> **Data for this exercise**:
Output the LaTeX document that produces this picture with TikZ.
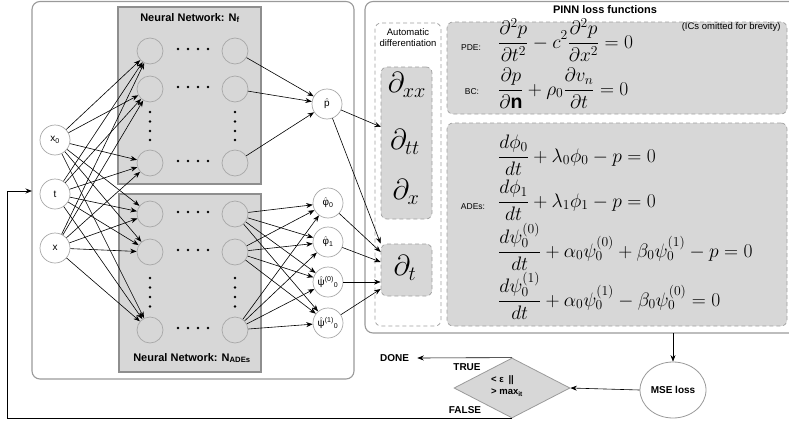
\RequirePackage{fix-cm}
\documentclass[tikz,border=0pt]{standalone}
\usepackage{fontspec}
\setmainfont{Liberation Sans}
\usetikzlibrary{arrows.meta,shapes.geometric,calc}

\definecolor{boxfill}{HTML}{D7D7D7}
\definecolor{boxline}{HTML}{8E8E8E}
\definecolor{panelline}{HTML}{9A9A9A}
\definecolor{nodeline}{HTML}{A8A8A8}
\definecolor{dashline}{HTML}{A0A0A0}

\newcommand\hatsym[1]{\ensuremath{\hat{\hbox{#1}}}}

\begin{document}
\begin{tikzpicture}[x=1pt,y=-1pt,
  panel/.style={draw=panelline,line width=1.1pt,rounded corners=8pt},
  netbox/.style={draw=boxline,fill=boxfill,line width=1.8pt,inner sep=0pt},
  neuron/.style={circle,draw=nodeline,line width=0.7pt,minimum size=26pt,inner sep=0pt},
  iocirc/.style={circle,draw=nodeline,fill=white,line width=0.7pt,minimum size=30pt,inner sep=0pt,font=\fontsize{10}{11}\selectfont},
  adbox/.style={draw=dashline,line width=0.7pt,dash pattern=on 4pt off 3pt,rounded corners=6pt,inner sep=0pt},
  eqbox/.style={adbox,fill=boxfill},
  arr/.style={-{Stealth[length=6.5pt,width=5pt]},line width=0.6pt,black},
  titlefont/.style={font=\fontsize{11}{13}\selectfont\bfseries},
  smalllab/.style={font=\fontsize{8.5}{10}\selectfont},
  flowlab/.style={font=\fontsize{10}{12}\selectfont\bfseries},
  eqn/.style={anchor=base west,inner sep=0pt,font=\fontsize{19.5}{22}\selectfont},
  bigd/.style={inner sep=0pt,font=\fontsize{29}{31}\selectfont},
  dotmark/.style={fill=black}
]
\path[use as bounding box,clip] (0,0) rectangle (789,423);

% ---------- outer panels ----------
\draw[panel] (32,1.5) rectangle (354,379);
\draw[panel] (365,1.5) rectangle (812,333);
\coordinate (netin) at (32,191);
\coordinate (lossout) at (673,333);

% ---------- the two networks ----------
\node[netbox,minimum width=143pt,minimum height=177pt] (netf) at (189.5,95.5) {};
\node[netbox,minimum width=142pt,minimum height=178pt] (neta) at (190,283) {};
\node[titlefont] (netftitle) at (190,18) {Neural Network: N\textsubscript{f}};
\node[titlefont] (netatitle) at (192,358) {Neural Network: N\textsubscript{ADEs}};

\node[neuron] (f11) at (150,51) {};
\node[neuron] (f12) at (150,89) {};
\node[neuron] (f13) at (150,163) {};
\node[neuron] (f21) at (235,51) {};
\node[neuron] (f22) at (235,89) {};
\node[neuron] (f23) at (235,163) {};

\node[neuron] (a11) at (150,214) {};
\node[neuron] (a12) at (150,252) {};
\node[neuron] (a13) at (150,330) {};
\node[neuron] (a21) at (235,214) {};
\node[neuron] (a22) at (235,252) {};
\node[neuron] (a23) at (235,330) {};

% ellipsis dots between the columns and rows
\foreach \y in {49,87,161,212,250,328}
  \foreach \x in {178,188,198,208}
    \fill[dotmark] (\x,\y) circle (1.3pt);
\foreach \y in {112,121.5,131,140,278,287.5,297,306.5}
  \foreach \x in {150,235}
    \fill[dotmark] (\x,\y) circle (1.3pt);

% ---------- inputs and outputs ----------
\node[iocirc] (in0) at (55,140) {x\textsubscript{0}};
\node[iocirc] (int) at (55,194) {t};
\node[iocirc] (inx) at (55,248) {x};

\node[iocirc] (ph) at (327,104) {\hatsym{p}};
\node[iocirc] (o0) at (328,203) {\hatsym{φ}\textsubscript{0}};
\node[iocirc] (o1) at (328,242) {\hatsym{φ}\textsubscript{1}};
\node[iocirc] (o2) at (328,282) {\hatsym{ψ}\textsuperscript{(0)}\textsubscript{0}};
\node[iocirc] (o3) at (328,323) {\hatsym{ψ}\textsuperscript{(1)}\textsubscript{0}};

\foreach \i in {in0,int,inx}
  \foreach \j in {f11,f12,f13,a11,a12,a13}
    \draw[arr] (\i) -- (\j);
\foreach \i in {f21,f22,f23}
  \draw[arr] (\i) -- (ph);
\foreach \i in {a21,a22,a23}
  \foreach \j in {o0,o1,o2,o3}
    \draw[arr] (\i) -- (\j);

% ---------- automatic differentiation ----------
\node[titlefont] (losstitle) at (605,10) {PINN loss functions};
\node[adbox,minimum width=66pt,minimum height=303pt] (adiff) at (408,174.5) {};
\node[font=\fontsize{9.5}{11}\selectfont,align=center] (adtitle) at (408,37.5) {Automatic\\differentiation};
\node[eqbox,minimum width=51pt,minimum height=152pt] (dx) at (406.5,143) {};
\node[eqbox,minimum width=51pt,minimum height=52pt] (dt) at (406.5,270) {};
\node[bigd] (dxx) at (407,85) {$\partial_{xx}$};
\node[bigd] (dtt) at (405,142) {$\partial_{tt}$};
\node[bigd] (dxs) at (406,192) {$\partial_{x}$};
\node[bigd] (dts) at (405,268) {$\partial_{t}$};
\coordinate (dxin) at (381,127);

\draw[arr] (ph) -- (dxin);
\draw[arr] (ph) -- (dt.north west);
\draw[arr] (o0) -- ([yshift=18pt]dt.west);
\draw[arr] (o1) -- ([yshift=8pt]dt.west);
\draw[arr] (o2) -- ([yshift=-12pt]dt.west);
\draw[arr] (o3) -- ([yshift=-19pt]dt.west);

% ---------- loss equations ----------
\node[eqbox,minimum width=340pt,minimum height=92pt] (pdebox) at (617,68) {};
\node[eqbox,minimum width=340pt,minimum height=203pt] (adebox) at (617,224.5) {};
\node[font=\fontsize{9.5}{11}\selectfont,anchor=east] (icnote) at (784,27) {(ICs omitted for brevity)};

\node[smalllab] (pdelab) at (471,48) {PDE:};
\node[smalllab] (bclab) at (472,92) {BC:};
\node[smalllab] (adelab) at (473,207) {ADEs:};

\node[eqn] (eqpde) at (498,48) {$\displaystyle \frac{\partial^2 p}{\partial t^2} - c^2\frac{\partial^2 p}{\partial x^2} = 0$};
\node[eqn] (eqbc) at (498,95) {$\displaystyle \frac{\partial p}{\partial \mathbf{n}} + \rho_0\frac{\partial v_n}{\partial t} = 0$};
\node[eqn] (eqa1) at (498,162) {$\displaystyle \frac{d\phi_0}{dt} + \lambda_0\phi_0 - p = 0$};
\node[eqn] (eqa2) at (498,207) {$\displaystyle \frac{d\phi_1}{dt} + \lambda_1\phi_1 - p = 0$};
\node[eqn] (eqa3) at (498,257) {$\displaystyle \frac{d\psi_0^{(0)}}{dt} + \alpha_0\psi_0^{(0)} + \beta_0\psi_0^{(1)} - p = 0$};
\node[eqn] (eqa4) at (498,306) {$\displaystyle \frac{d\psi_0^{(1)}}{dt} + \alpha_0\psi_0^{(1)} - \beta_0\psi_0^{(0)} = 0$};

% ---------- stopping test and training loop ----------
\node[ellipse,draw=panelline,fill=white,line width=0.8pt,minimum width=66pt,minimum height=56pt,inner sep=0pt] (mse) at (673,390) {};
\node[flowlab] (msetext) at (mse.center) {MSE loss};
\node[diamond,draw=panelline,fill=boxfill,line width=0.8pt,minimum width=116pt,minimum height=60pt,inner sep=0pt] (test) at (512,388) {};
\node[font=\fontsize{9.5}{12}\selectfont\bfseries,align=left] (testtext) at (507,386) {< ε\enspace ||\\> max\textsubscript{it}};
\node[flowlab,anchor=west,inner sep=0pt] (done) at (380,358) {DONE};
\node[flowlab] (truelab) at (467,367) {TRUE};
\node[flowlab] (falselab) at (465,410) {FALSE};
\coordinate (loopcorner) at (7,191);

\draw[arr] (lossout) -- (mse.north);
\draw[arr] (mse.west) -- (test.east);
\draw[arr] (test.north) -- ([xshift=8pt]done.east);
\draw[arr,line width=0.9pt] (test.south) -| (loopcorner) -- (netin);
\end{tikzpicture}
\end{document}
* * *
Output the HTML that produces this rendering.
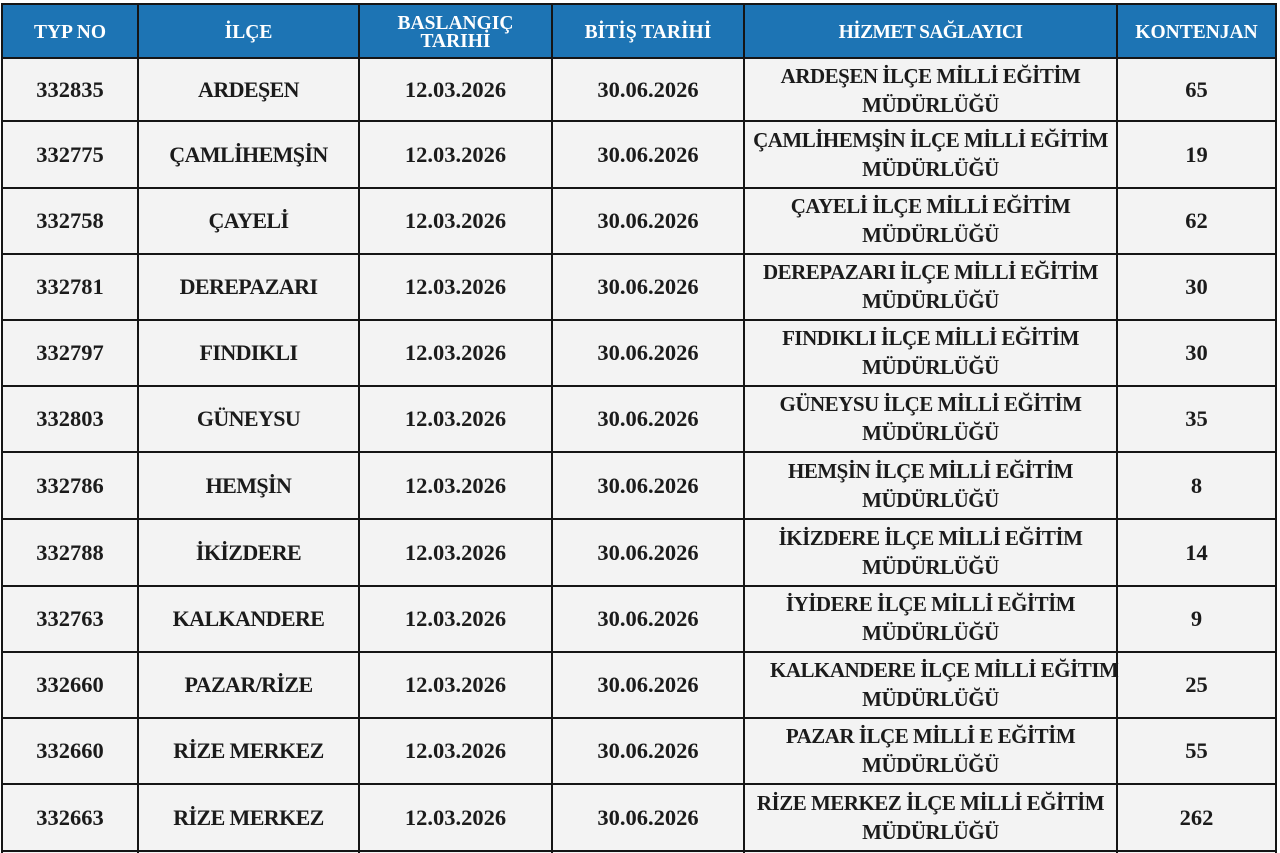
--
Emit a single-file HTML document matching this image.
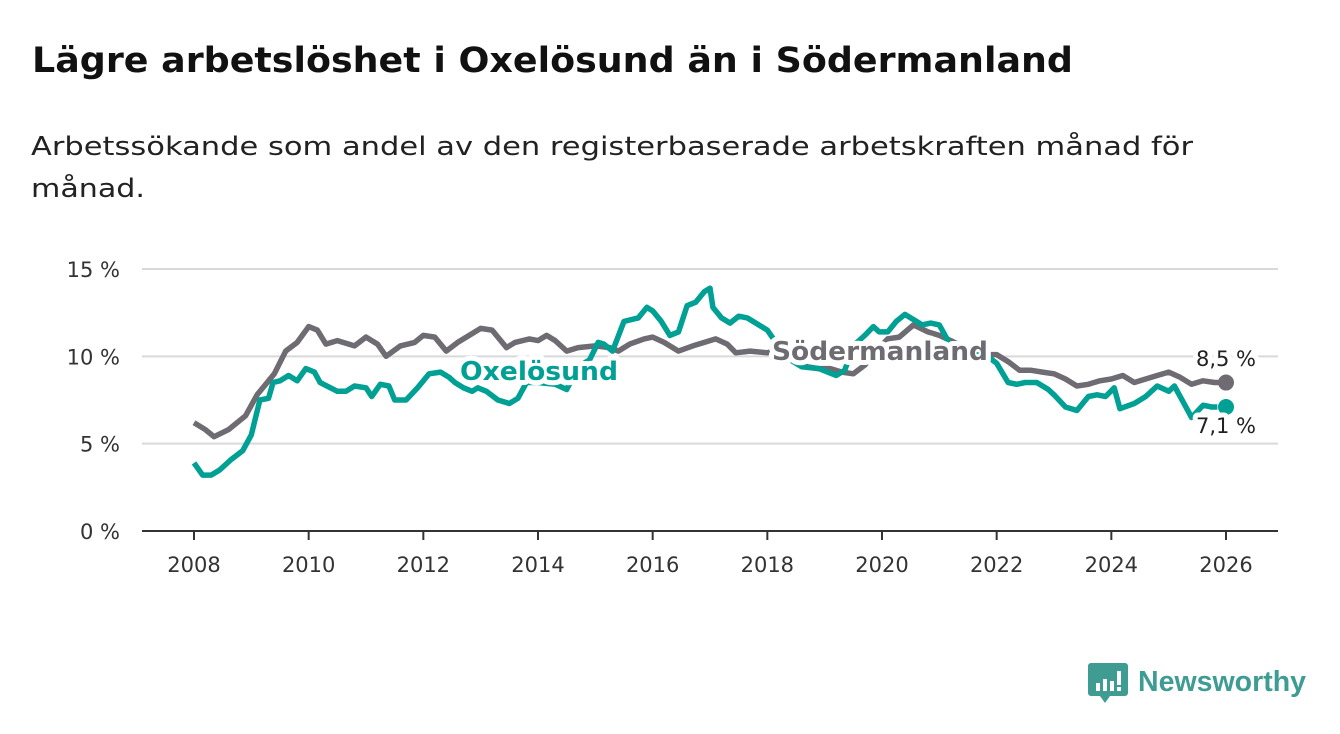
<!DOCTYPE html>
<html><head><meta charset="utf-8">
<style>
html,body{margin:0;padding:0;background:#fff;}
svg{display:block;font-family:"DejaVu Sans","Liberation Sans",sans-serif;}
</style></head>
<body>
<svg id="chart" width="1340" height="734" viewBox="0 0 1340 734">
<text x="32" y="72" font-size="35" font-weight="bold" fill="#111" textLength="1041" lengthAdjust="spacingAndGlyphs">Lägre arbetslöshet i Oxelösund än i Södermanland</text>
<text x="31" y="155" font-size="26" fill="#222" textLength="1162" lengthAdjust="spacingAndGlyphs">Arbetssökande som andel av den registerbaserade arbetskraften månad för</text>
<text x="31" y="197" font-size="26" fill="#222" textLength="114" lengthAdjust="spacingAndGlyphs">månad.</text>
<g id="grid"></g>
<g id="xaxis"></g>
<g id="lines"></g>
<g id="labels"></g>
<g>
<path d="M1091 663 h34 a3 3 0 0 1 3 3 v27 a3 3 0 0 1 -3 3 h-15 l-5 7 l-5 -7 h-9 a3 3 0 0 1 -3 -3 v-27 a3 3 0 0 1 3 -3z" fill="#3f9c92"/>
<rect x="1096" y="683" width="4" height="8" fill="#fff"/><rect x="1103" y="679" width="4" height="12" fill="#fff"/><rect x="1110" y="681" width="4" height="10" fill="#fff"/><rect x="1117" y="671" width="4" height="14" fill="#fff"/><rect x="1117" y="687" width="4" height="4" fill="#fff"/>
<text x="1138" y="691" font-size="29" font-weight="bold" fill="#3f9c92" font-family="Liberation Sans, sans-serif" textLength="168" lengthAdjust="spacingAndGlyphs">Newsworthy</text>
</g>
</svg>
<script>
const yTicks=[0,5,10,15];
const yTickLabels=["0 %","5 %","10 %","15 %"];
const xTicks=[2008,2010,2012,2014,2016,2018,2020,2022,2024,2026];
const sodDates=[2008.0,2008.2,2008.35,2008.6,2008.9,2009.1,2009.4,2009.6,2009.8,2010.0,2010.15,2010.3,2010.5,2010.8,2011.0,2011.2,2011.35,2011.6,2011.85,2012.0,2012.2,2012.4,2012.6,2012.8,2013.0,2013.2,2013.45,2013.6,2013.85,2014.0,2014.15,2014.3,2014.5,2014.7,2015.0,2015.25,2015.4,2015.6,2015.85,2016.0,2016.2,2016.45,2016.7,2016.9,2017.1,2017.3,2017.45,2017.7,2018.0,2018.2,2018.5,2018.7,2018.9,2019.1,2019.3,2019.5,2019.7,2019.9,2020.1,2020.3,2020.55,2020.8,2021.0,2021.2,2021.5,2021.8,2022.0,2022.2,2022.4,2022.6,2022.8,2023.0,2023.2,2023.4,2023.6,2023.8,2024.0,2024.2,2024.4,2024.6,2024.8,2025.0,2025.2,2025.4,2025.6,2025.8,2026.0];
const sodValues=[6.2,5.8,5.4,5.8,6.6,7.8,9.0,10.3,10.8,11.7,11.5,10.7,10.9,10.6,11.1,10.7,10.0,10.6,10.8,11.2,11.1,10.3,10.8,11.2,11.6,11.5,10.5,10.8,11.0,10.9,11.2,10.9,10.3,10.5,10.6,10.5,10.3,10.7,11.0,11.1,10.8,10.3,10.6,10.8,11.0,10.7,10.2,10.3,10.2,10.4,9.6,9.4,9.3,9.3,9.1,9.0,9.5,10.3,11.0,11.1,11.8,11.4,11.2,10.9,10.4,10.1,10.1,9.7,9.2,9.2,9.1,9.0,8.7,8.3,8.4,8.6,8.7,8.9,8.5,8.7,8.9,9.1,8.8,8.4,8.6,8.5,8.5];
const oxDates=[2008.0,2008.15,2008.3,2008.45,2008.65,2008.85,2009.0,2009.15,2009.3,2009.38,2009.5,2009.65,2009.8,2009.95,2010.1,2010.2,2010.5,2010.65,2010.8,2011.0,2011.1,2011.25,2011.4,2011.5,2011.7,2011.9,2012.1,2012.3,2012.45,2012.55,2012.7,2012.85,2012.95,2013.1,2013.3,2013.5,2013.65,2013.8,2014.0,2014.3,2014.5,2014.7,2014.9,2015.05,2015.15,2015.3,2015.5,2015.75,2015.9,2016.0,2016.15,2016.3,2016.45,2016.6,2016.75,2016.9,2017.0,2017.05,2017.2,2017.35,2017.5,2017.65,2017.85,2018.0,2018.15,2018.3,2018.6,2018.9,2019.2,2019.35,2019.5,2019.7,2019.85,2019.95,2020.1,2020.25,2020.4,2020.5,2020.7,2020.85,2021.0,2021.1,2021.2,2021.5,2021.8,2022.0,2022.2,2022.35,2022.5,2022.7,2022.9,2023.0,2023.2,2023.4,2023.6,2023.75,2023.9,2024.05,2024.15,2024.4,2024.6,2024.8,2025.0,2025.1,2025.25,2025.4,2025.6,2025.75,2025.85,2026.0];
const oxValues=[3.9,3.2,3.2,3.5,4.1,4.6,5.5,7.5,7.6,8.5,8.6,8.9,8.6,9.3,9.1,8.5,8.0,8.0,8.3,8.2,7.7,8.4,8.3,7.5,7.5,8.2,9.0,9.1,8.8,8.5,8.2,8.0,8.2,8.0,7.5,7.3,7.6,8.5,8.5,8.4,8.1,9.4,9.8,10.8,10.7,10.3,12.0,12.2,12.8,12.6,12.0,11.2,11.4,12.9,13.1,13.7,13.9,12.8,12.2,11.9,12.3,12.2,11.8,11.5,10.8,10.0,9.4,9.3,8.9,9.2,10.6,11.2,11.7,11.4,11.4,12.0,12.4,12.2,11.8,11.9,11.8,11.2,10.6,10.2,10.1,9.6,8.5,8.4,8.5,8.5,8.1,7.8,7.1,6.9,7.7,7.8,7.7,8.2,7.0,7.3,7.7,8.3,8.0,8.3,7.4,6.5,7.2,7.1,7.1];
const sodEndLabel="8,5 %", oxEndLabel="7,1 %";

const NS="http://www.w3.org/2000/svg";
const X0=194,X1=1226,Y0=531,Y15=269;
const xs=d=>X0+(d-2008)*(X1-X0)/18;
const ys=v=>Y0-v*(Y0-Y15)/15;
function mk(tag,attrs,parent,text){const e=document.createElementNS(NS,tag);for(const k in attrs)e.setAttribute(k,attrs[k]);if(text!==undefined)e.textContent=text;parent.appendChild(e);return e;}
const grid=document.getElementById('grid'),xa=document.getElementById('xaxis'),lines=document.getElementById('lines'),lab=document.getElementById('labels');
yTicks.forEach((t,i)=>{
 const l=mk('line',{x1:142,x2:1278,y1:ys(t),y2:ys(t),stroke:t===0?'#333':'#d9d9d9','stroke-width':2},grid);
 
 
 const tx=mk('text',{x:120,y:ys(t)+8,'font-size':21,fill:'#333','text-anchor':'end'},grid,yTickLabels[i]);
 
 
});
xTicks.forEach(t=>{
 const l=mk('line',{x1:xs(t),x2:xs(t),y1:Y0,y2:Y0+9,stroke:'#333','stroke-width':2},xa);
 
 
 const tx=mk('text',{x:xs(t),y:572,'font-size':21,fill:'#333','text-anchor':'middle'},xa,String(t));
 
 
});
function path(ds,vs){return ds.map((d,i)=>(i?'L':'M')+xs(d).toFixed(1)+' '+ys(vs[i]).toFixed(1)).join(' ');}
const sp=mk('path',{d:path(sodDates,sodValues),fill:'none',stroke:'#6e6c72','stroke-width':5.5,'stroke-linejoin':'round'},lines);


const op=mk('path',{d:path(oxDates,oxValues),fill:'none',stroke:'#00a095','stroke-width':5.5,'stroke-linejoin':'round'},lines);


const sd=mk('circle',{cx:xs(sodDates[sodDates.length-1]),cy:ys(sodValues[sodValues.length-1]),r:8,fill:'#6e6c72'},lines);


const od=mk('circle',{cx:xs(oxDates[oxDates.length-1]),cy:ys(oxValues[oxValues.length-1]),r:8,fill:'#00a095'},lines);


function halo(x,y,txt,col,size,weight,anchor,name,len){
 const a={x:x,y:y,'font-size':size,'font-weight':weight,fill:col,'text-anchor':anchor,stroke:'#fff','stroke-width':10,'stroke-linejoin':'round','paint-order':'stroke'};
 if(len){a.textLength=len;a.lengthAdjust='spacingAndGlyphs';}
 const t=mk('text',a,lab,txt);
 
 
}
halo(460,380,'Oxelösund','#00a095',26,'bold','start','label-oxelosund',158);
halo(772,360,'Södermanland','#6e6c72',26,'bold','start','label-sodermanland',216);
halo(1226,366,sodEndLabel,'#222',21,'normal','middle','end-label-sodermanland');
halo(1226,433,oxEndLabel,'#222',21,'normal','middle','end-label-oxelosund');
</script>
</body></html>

> **Do this**: Find and copy every line in the entries above where the string "produces" occurs.

> **Solution to the exercise**:
Output the LaTeX document that produces this picture with TikZ.
Output the HTML that produces this rendering.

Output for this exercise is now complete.